Analysis of Bootstrap and Subsampling in High-dimensional Regularized Regression
This work addresses the problem of uncertainty estimation for statisticians and machine learning practitioners, highlighting limitations in high-dimensional settings, but it is incremental as it builds on existing asymptotic theory.
The paper analyzes the performance of resampling methods like bootstrap and subsampling for uncertainty estimation in high-dimensional regularized regression, finding that they are unreliable in over-parametrized regimes and only become consistent when the sample-to-dimension ratio is sufficiently large, with provided convergence rates.
We investigate popular resampling methods for estimating the uncertainty of statistical models, such as subsampling, bootstrap and the jackknife, and their performance in high-dimensional supervised regression tasks.

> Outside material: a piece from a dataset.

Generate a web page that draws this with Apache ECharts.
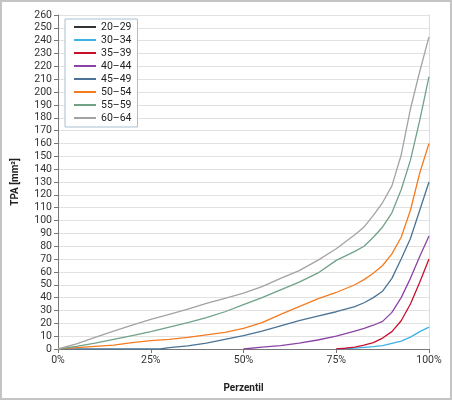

We provide a tight asymptotic description of the biases and variances estimated by these methods in the context of generalized linear models, such as ridge and logistic regression, taking the limit where the number of samples $n$ and dimension $d$ of the covariates grow at a comparable fixed rate $α\!=\! n/d$. Our findings are three-fold: i) resampling methods are fraught with problems in high dimensions and exhibit the double-descent-like behavior typical of these situations; ii) only when $α$ is large enough do they provide consistent and reliable error estimations (we give convergence rates); iii) in the over-parametrized regime $α\!<\!1$ relevant to modern machine learning practice, their predictions are not consistent, even with optimal regularization.